John Day (c. 1819-1883) was a British jockey and trainer. A member of a large and highly successful racing family Day was sometimes known as Young John Day or John Day, Jr. to distinguish him from his father John Barham Day. The younger John Day had some success as a jockey before taking over from his father as the trainer at the Danebury stables in 1847. In a training career of over thirty years Day sent out the winners of twelve classics including three winners of The Derby. Like many trainers of his time, Day was a heavy gambler and clashed on several occasions with other leading turf figures.

==Background==
Day was one of twelve children of the jockey and trainer John Barham Day, making him the nephew of the jockey Sam Day. John's brothers included William Day, who trained three classic winners, and the successful jockeys Samuel and Alfred.

==Riding career==
Day began his career as a jockey when in his mid-teens, and showed a good deal of promise. He rode many horses for his father whose training facility at Danebury, near Stockbridge in Hampshire was one of the largest and most successful in England. In 1844 he rode The Ugly Buck, owned and trained by his father to win the 2000 Guineas at Newmarket.

==Training career==
In 1846, John Barham Day moved away from Danebury to take up a post as private trainer to Henry Padwick, leaving John Jr. to take over the Danebury stable. In his first year as a trainer he sent out Pyrrhus The First to win the Derby and won both the 1000 Guineas and Oaks with the filly Mendicant. Both horses were owned by John Gully for whom he later trained The Hermit and Andover to win the 2000 Guineas and Derby respectively in 1854.

In the 1860s the main patron of the Danebury yard was the Duke of Beaufort. Day's successes for the Duke included the 2000 Guineas winner Vauban and the classic winning fillies Siberia and Scottish Queen. All three of these horses were ridden by George Fordham who was the stable jockey at Danebury for several seasons, taking over the role previously occupied by the trainer's brother Alfred.
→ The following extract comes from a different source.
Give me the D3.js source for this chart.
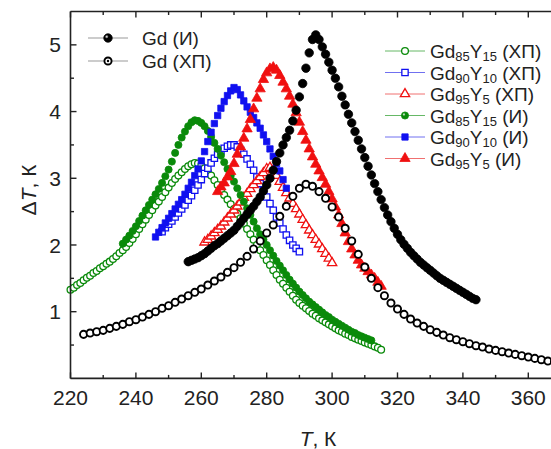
<!DOCTYPE html>
<html><head><meta charset="utf-8">
<script src="https://cdn.jsdelivr.net/npm/d3@7/dist/d3.min.js"></script>
<style>body{margin:0;background:#fff}svg{display:block}</style>
</head><body>
<svg id="c" width="551" height="449"></svg>
<script>
// ---- tick labels ----
const xTicks = [220,240,260,280,300,320,340,360];
const xMinor = [230,250,270,290,310,330,350,370];
const yTicks = [1,2,3,4,5];
const yMinor = [0.5,1.5,2.5,3.5,4.5];

// ---- data: [T, dT] ----
const gd85XP = [[220,1.33],[221,1.36],[222,1.40],[223,1.43],[224,1.47],[225,1.51],[226,1.54],[227,1.58],[228,1.61],[229,1.65],[230,1.68],[231,1.72],[232,1.75],[233,1.79],[234,1.83],[235,1.88],[236,1.92],[237,1.97],[238,2.03],[239,2.09],[240,2.16],[241,2.24],[242,2.31],[243,2.38],[244,2.45],[245,2.52],[246,2.59],[247,2.65],[248,2.72],[249,2.79],[250,2.86],[251,2.93],[252,2.99],[253,3.04],[254,3.09],[255,3.14],[256,3.18],[257,3.21],[258,3.23],[259,3.22],[260,3.19],[261,3.15],[262,3.10],[263,3.04],[264,2.97],[265,2.90],[266,2.82],[267,2.75],[268,2.68],[269,2.61],[270,2.54],[271,2.47],[272,2.40],[273,2.32],[274,2.24],[275,2.16],[276,2.08],[277,2.00],[278,1.92],[279,1.85],[280,1.77],[281,1.70],[282,1.62],[283,1.55],[284,1.48],[285,1.42],[286,1.36],[287,1.30],[288,1.24],[289,1.18],[290,1.13],[291,1.09],[292,1.05],[293,1.01],[294,0.97],[295,0.94],[296,0.90],[297,0.87],[298,0.84],[299,0.81],[300,0.78],[301,0.75],[302,0.72],[303,0.70],[304,0.67],[305,0.65],[306,0.62],[307,0.60],[308,0.58],[309,0.56],[310,0.54],[311,0.52],[312,0.50],[313,0.48],[314,0.46],[315,0.43]];

const gd90XP = [[248,2.20],[249,2.26],[250,2.31],[251,2.36],[252,2.42],[253,2.48],[254,2.54],[255,2.60],[256,2.67],[257,2.74],[258,2.82],[259,2.90],[260,2.98],[261,3.07],[262,3.15],[263,3.23],[264,3.30],[265,3.36],[266,3.41],[267,3.45],[268,3.48],[269,3.50],[270,3.50],[271,3.47],[272,3.42],[273,3.36],[274,3.29],[275,3.21],[276,3.12],[277,3.02],[278,2.92],[279,2.82],[280,2.72],[281,2.62],[282,2.52],[283,2.42],[284,2.33],[285,2.24],[286,2.15],[287,2.07],[288,2.00],[289,1.95],[290,1.90]];

const gd95XP = [[261,2.04],[262,2.08],[263,2.13],[264,2.18],[265,2.23],[266,2.28],[267,2.34],[268,2.40],[269,2.46],[270,2.52],[271,2.58],[272,2.64],[273,2.71],[274,2.77],[275,2.84],[276,2.90],[277,2.96],[278,3.02],[279,3.08],[280,3.14],[281,3.16],[282,3.12],[283,3.04],[284,2.95],[285,2.86],[286,2.78],[287,2.70],[288,2.62],[289,2.54],[290,2.46],[291,2.38],[292,2.30],[293,2.22],[294,2.15],[295,2.08],[296,2.01],[297,1.94],[298,1.87],[299,1.80],[300,1.73]];

const gd85I = [[236,2.02],[237,2.08],[238,2.14],[239,2.21],[240,2.28],[241,2.36],[242,2.44],[243,2.52],[244,2.60],[245,2.68],[246,2.76],[247,2.84],[248,2.93],[249,3.03],[250,3.13],[251,3.25],[252,3.38],[253,3.50],[254,3.61],[255,3.70],[256,3.78],[257,3.84],[258,3.87],[259,3.86],[260,3.83],[261,3.78],[262,3.71],[263,3.62],[264,3.53],[265,3.44],[266,3.34],[267,3.24],[268,3.14],[269,3.04],[270,2.95],[271,2.85],[272,2.75],[273,2.65],[274,2.55],[275,2.45],[276,2.35],[277,2.25],[278,2.16],[279,2.08],[280,2.00],[281,1.92],[282,1.84],[283,1.76],[284,1.69],[285,1.62],[286,1.55],[287,1.48],[288,1.42],[289,1.36],[290,1.30],[291,1.25],[292,1.20],[293,1.15],[294,1.11],[295,1.07],[296,1.03],[297,0.99],[298,0.95],[299,0.92],[300,0.88],[301,0.85],[302,0.82],[303,0.79],[304,0.76],[305,0.73],[306,0.70],[307,0.68],[308,0.65],[309,0.63],[310,0.61],[311,0.59],[312,0.57]];

const gd90I = [[246,2.12],[247,2.19],[248,2.26],[249,2.33],[250,2.40],[251,2.47],[252,2.54],[253,2.61],[254,2.68],[255,2.76],[256,2.85],[257,2.94],[258,3.04],[259,3.14],[260,3.26],[261,3.40],[262,3.55],[263,3.69],[264,3.82],[265,3.94],[266,4.05],[267,4.15],[268,4.24],[269,4.31],[270,4.36],[271,4.33],[272,4.25],[273,4.16],[274,4.07],[275,3.99],[276,3.91],[277,3.83],[278,3.75],[279,3.65],[280,3.55],[281,3.44],[282,3.33],[283,3.22],[284,3.11],[285,2.98],[286,2.85]];

const gd95I = [[265,2.80],[266,2.87],[267,2.93],[268,3.02],[269,3.10],[270,3.22],[271,3.36],[272,3.47],[273,3.60],[274,3.74],[275,3.88],[276,4.04],[277,4.20],[278,4.34],[279,4.48],[280,4.58],[281,4.64],[282,4.66],[283,4.62],[284,4.54],[285,4.44],[286,4.34],[287,4.23],[288,4.11],[289,3.98],[290,3.84],[291,3.70],[292,3.57],[293,3.44],[294,3.32],[295,3.21],[296,3.11],[297,3.01],[298,2.91],[299,2.80],[300,2.69],[301,2.57],[302,2.45],[303,2.32],[304,2.18],[305,2.05],[306,1.94],[307,1.85],[308,1.77],[309,1.70],[310,1.65],[311,1.60],[312,1.55],[313,1.50],[314,1.44],[315,1.38]];

const gdI = [[256,1.75],[257,1.77],[258,1.79],[259,1.81],[260,1.84],[261,1.87],[262,1.91],[263,1.95],[264,1.99],[265,2.02],[266,2.06],[267,2.10],[268,2.14],[269,2.18],[270,2.22],[271,2.28],[272,2.34],[273,2.40],[274,2.46],[275,2.52],[276,2.58],[277,2.65],[278,2.72],[279,2.81],[280,2.90],[281,3.00],[282,3.12],[283,3.25],[284,3.38],[285,3.50],[286,3.61],[287,3.72],[288,3.86],[289,4.02],[290,4.22],[291,4.42],[292,4.65],[293,4.88],[294,5.08],[295,5.15],[296,5.08],[297,4.97],[298,4.86],[299,4.74],[300,4.62],[301,4.50],[302,4.37],[303,4.23],[304,4.10],[305,3.96],[306,3.83],[307,3.70],[308,3.57],[309,3.44],[310,3.31],[311,3.18],[312,3.05],[313,2.92],[314,2.80],[315,2.68],[316,2.56],[317,2.45],[318,2.35],[319,2.25],[320,2.16],[321,2.08],[322,2.01],[323,1.95],[324,1.89],[325,1.84],[326,1.79],[327,1.74],[328,1.70],[329,1.66],[330,1.62],[331,1.58],[332,1.54],[333,1.50],[334,1.47],[335,1.44],[336,1.41],[337,1.38],[338,1.35],[339,1.32],[340,1.29],[341,1.26],[342,1.23],[343,1.20],[344,1.18]];

const gdXP = [[224,0.66],[226,0.68],[228,0.70],[230,0.72],[232,0.75],[234,0.78],[236,0.81],[238,0.85],[240,0.88],[242,0.92],[244,0.96],[246,1.00],[248,1.05],[250,1.09],[252,1.14],[254,1.19],[256,1.24],[258,1.29],[260,1.34],[262,1.40],[264,1.46],[266,1.52],[268,1.59],[270,1.66],[272,1.74],[274,1.83],[276,1.94],[278,2.06],[280,2.18],[282,2.30],[284,2.43],[286,2.58],[288,2.73],[290,2.85],[292,2.91],[294,2.88],[296,2.80],[298,2.70],[300,2.57],[302,2.42],[304,2.25],[306,2.06],[308,1.86],[310,1.67],[312,1.50],[314,1.36],[316,1.24],[318,1.13],[320,1.04],[322,0.96],[324,0.89],[326,0.83],[328,0.78],[330,0.73],[332,0.69],[334,0.65],[336,0.61],[338,0.58],[340,0.55],[342,0.52],[344,0.49],[346,0.47],[348,0.44],[350,0.42],[352,0.40],[354,0.38],[356,0.36],[358,0.34],[360,0.32],[362,0.30],[364,0.28],[366,0.26],[368,0.25],[370,0.24]];

// ---- chart ----
const svg = d3.select("#c");
const W = 551, H = 449;
const m = {left:70.5, top:11.5, right:561, bottom:378.4};
const x = d3.scaleLinear().domain([220,370]).range([m.left, m.right]);
const y = d3.scaleLinear().domain([0,5.5]).range([m.bottom, m.top]);
const FONT = "'Liberation Sans', Arial, sans-serif";
const GREEN = "#0a8a0a", BLUE = "#1010f0", RED = "#f01010", BLACK = "#000";

const defs = svg.append("defs");
function sphere(id, c) {
  const g = defs.append("radialGradient").attr("id", id).attr("cx","35%").attr("cy","35%").attr("r","65%");
  g.append("stop").attr("offset","0%").attr("stop-color","#fff");
  g.append("stop").attr("offset","35%").attr("stop-color",c);
  g.append("stop").attr("offset","100%").attr("stop-color",c);
}
sphere("sphG", GREEN); sphere("sphK", "#000");

const series = [
  {data: gd85XP, shape: d3.symbolCircle, size: 36, fill: "#fff", stroke: GREEN, sw: 1.3},
  {data: gd90XP, shape: d3.symbolSquare, size: 40, fill: "#fff", stroke: BLUE, sw: 1.3},
  {data: gd95XP, shape: d3.symbolTriangle, size: 38, fill: "#fff", stroke: RED, sw: 1.3},
  {data: gd85I, shape: d3.symbolCircle, size: 40, fill: GREEN, stroke: GREEN, sw: 0.8},
  {data: gd90I, shape: d3.symbolSquare, size: 40, fill: BLUE, stroke: BLUE, sw: 0.8},
  {data: gd95I, shape: d3.symbolTriangle, size: 46, fill: RED, stroke: RED, sw: 0.8},
  {data: gdI, shape: d3.symbolCircle, size: 56, fill: BLACK, stroke: BLACK, sw: 0.8},
  {data: gdXP, shape: d3.symbolCircle, size: 40, fill: "#fff", stroke: BLACK, sw: 1.9},
];

const plot = svg.append("g");
series.forEach(s => {
  const sym = d3.symbol().type(s.shape).size(s.size);
  plot.append("g").selectAll("path").data(s.data).join("path")
    .attr("d", sym)
    .attr("transform", d => `translate(${x(d[0])},${y(d[1])})`)
    .attr("fill", s.fill).attr("stroke", s.stroke).attr("stroke-width", s.sw);
});

// ---- axes ----
const ax = svg.append("g").attr("stroke", "#222").attr("stroke-width", 1.6).attr("fill","none");
ax.append("line").attr("x1", m.left).attr("x2", m.right).attr("y1", m.bottom).attr("y2", m.bottom);
ax.append("line").attr("x1", m.left).attr("x2", m.right).attr("y1", m.top).attr("y2", m.top);
ax.append("line").attr("x1", m.left).attr("x2", m.left).attr("y1", m.top).attr("y2", m.bottom);
const tk = svg.append("g").attr("stroke", "#222").attr("stroke-width", 1.4);
xTicks.forEach(v => {
  tk.append("line").attr("x1", x(v)).attr("x2", x(v)).attr("y1", m.bottom).attr("y2", m.bottom-6);
  tk.append("line").attr("x1", x(v)).attr("x2", x(v)).attr("y1", m.top).attr("y2", m.top+6);
});
xMinor.forEach(v => {
  tk.append("line").attr("x1", x(v)).attr("x2", x(v)).attr("y1", m.bottom).attr("y2", m.bottom-3.5);
  tk.append("line").attr("x1", x(v)).attr("x2", x(v)).attr("y1", m.top).attr("y2", m.top+3.5);
});
yTicks.forEach(v => tk.append("line").attr("x1", m.left).attr("x2", m.left+6).attr("y1", y(v)).attr("y2", y(v)));
yMinor.forEach(v => tk.append("line").attr("x1", m.left).attr("x2", m.left+3.5).attr("y1", y(v)).attr("y2", y(v)));

const lab = svg.append("g").attr("font-family", FONT).attr("fill", "#222").attr("font-size", 21);
xTicks.forEach(v => lab.append("text").attr("x", x(v)).attr("y", 405).attr("text-anchor","middle").text(v));
yTicks.forEach(v => lab.append("text").attr("x", 61).attr("y", y(v)).attr("dy","0.36em").attr("text-anchor","end").text(v));

const xt = lab.append("text").attr("x", 318).attr("y", 446).attr("text-anchor","middle");
xt.append("tspan").attr("font-style","italic").text("T");
xt.append("tspan").text(", К");
const yt = lab.append("text").attr("transform","translate(36,190) rotate(-90)").attr("text-anchor","middle");
yt.append("tspan").text("Δ");
yt.append("tspan").attr("font-style","italic").text("T");
yt.append("tspan").text(", К");

// ---- legends ----
const legend1 = [
  {label: "Gd (И)", s: series[6], legFill: "url(#sphK)"},
  {label: "Gd (ХП)", s: series[7], dot: true},
];
const legend2 = [
  {main: ["Gd","85","Y","15"], tag: " (ХП)", s: series[0], line: "#66b866"},
  {main: ["Gd","90","Y","10"], tag: " (ХП)", s: series[1], line: "#7070f0"},
  {main: ["Gd","95","Y","5"], tag: " (ХП)", s: series[2], line: "#f07070"},
  {main: ["Gd","85","Y","15"], tag: " (И)", s: series[3], line: "#66b866", legFill: "url(#sphG)"},
  {main: ["Gd","90","Y","10"], tag: " (И)", s: series[4], line: "#7070f0"},
  {main: ["Gd","95","Y","5"], tag: " (И)", s: series[5], line: "#f07070"},
];

function legendMarker(g, it, cx, cy) {
  const s = it.s;
  g.append("path").attr("d", d3.symbol().type(s.shape).size(s.size)())
    .attr("transform", `translate(${cx},${cy})`)
    .attr("fill", it.legFill || s.fill).attr("stroke", s.stroke).attr("stroke-width", s.sw);
  if (it.dot) g.append("circle").attr("cx", cx).attr("cy", cy).attr("r", 1.2).attr("fill", "#000");
}

const lg1 = svg.append("g");
legend1.forEach((it, i) => {
  const cy = 38 + i*23;
  lg1.append("line").attr("x1", 88).attr("x2", 128).attr("y1", cy).attr("y2", cy).attr("stroke", "#999").attr("stroke-width", 1);
  legendMarker(lg1, it, 108, cy);
  lg1.append("text").attr("x", 142).attr("y", cy).attr("dy","0.36em").attr("font-family", FONT).attr("font-size", 19).attr("fill","#222").text(it.label);
});

const lg2 = svg.append("g");
legend2.forEach((it, i) => {
  const cy = 51 + i*21.5;
  lg2.append("line").attr("x1", 385).attr("x2", 425).attr("y1", cy).attr("y2", cy).attr("stroke", it.line).attr("stroke-width", 1);
  legendMarker(lg2, it, 405, cy);
  const t = lg2.append("text").attr("x", 430).attr("y", cy+7).attr("font-family", FONT).attr("font-size", 19).attr("fill","#222");
  t.append("tspan").text(it.main[0]);
  t.append("tspan").attr("font-size", 13).attr("dy", 3).text(it.main[1]);
  t.append("tspan").attr("dy", -3).text(it.main[2]);
  t.append("tspan").attr("font-size", 13).attr("dy", 3).text(it.main[3]);
  t.append("tspan").attr("dy", -3).text(it.tag);
});
</script>
</body></html>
Day was also closely associated with the Marquess of Hastings, a young aristocrat who had already spent most of a huge inheritance by the time Day trained his filly Lady Elizabeth in 1866. Lady Elizabeth was an outstanding two-year-old, winning twelve of her thirteen races and Hastings backed her with what remained of his fortune to win the 1867 Derby. The filly ran unplaced in the race and Hastings was ruined. Day was accused of knowing that the filly had lost her form, and of misleading Hastings and others as to her condition while wagering heavily against her. When Henry John Rous made allegations about Day's behaviour in a letter to The Times, the trainer responded by bringing an action for libel. The anticipated court case did not materialise as Rous issued a qualified apology.

Following the controversy surrounding Hastings (who died in 1868 at the age of 26), Day's fortunes declined, and he trained few major winners after 1869.

==Family==
Day's daughter Catherine married Tom Cannon, Sr., who had taken over from Fordham as the stable jockey. Their daughter, Margaret Cannon, was the grandmother of the jockey Lester Piggott. Tom Cannon also acted as the assistant trainer at Danebury and took over the yard when John Day died in 1883.